Menurutnya sebanyak 34 sudah terdapat perusahaan yang mengajukan untuk menjadi anggota Asosiasi Layanan Urun Dana Indonesia (ALUDI) yang beranggotakan 20 penyelenggara.
“Animo para penyelenggara layanan urun dana itu setidaknya dipicu oleh dua hal, yakni dibukanya kanal pengajuan izin dan terbitnya Peraturan OJK (POJK) 57/2020 tentang Penawaran Efek Melalui Layanan Urun Dana Berbasis Teknologi Informasi. Aturan itu menjadi payung hukum penyelenggaraan securities crodfunding,” ucapnya.

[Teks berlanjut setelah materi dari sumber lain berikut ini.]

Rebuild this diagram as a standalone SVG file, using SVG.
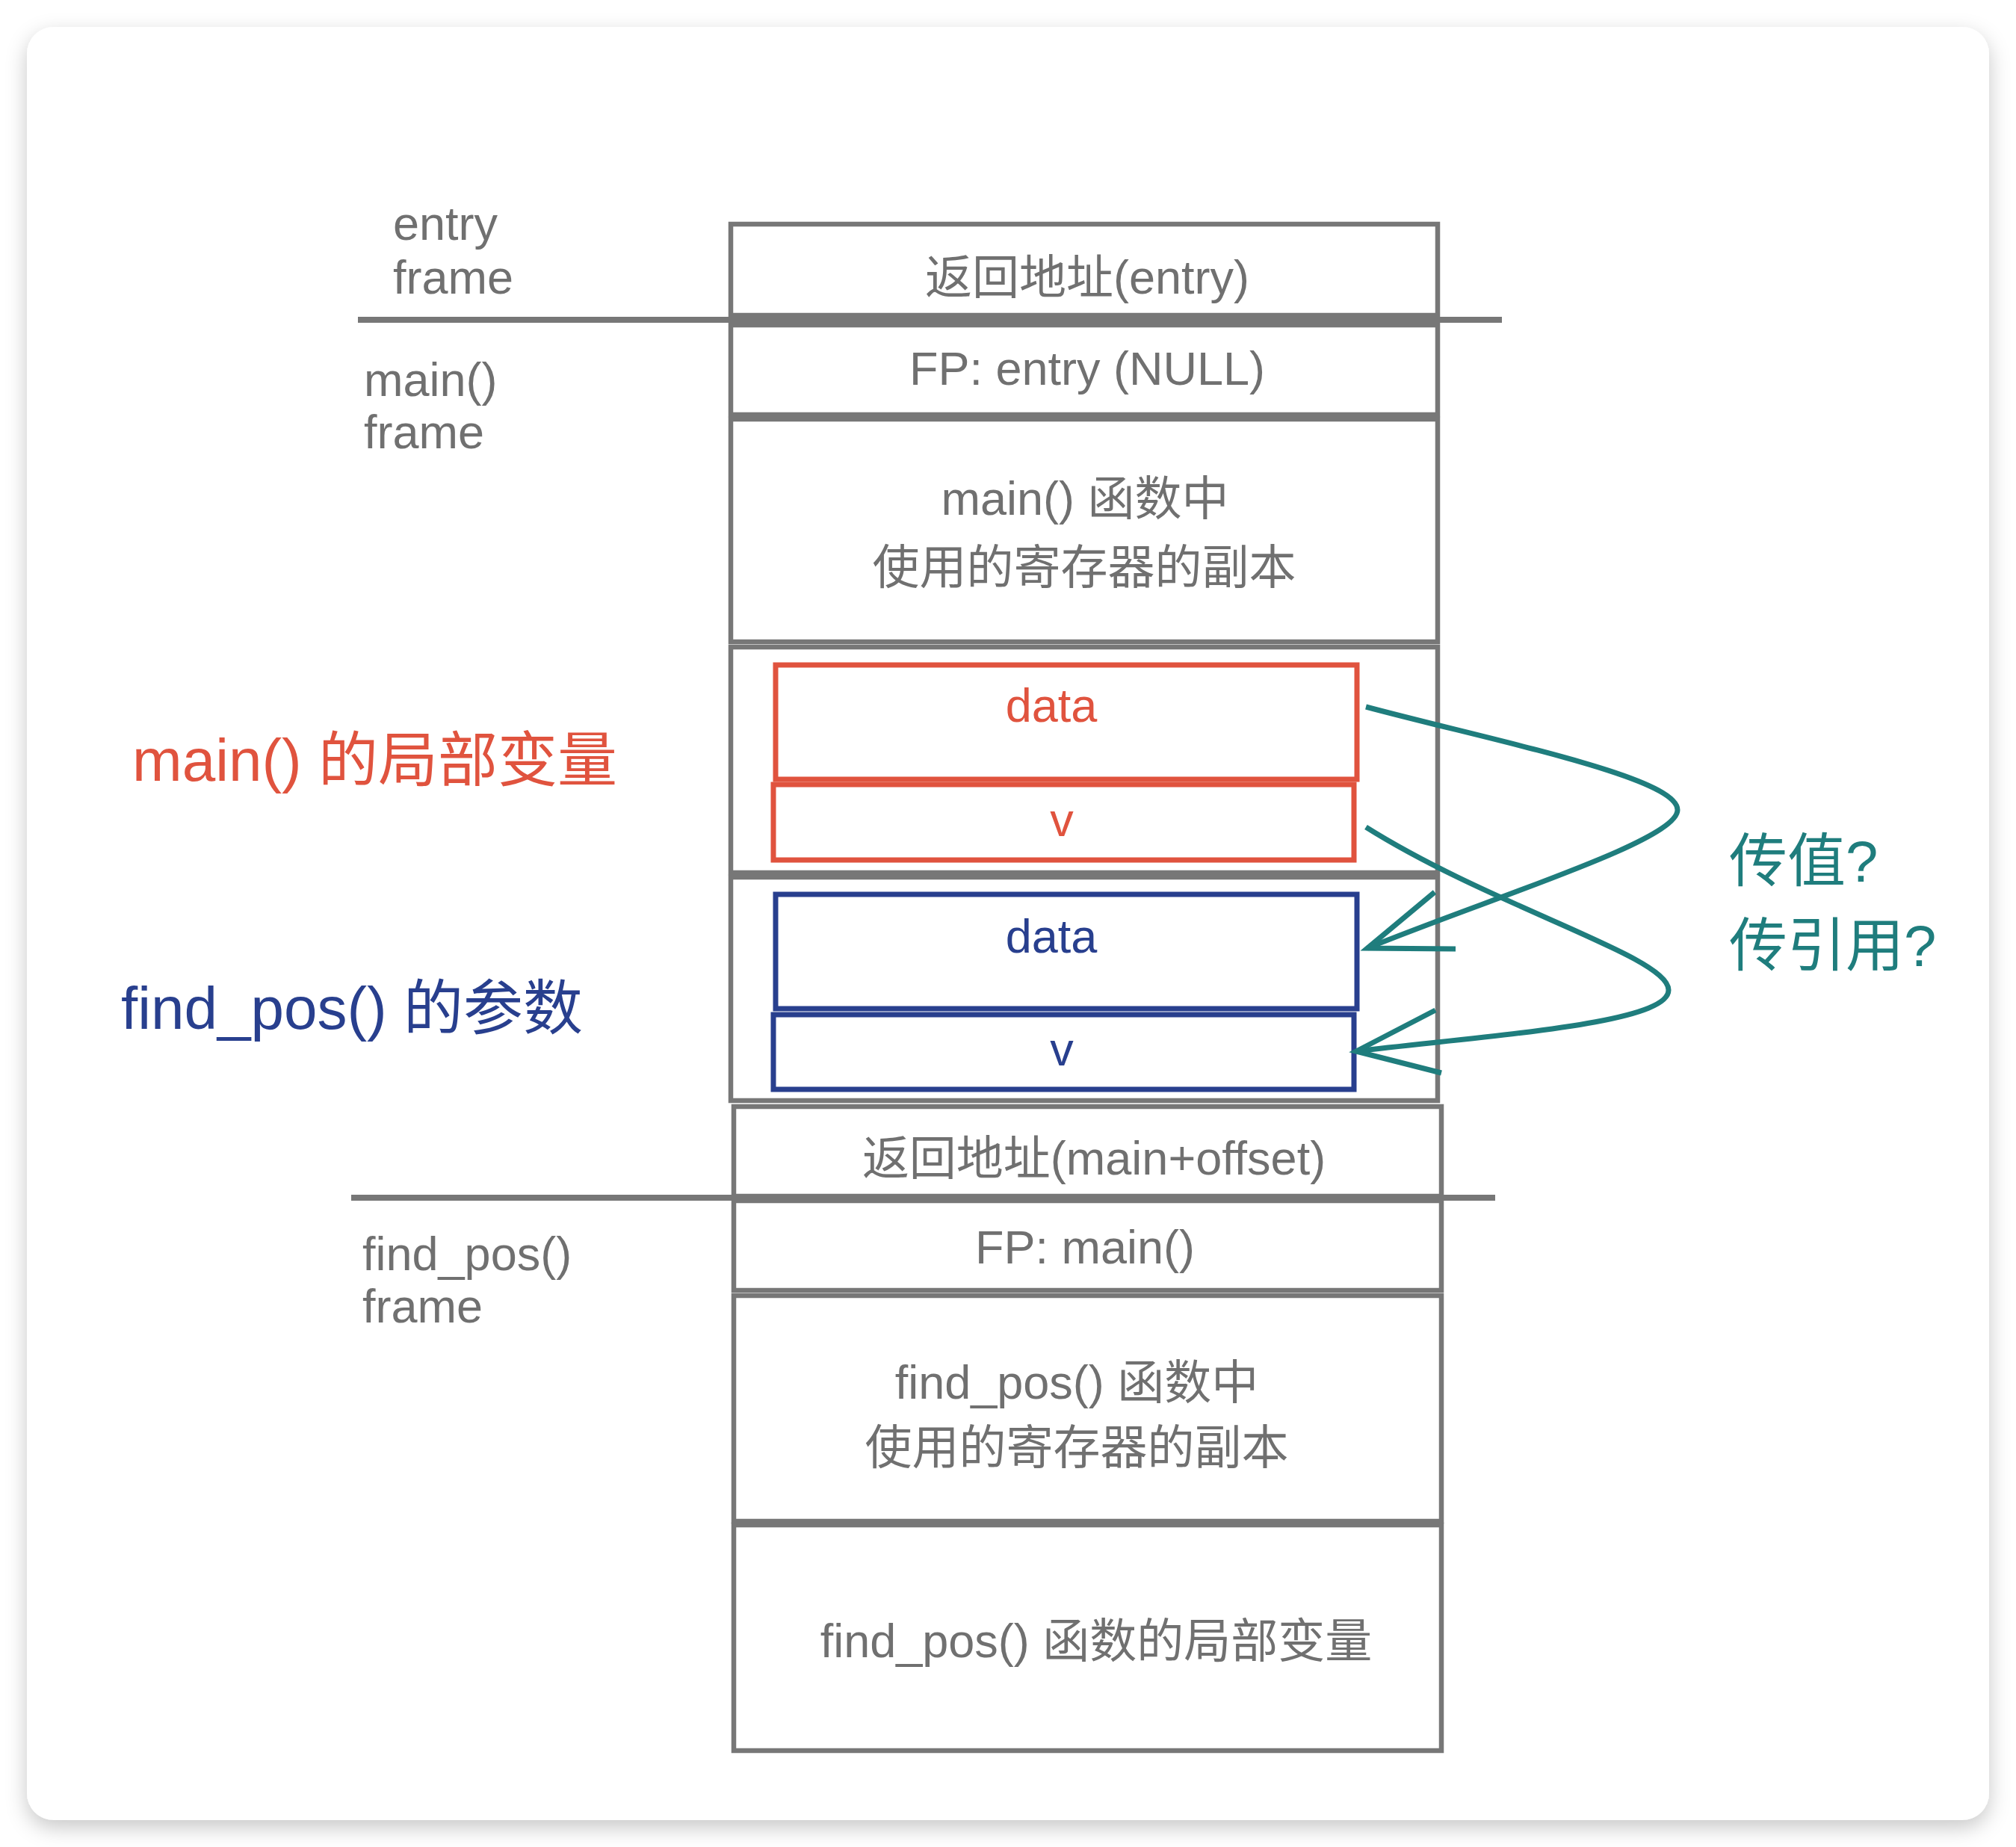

Ona menilai terbitnya kebijakan itu memberikan kepastian hukum dan perlindungan bagi para pemodal. Selain itu, penyelenggara equity dan securities crowdfunding pun dituntut untuk meningkatkan tata kelola perusahaan yang baik atau good corporate governance (GCG).
Ke depan otoritas pun meyakini bisnis layanan urun dana akan meningkat dengan pasti, terlebih saat memasuki masa pemulihan ekonomi. Menurut Ona, POJK baru mengenai layanan urun dana itu memberikan kesempatan bagi UMKM untuk memperoleh modal melalui mekanisme penawaran efek.
"UMKM perlu diberikan suatu kesempatan mencari pendanaan di pasar modal, terutama melalui crowdfunding ini," ucapnya.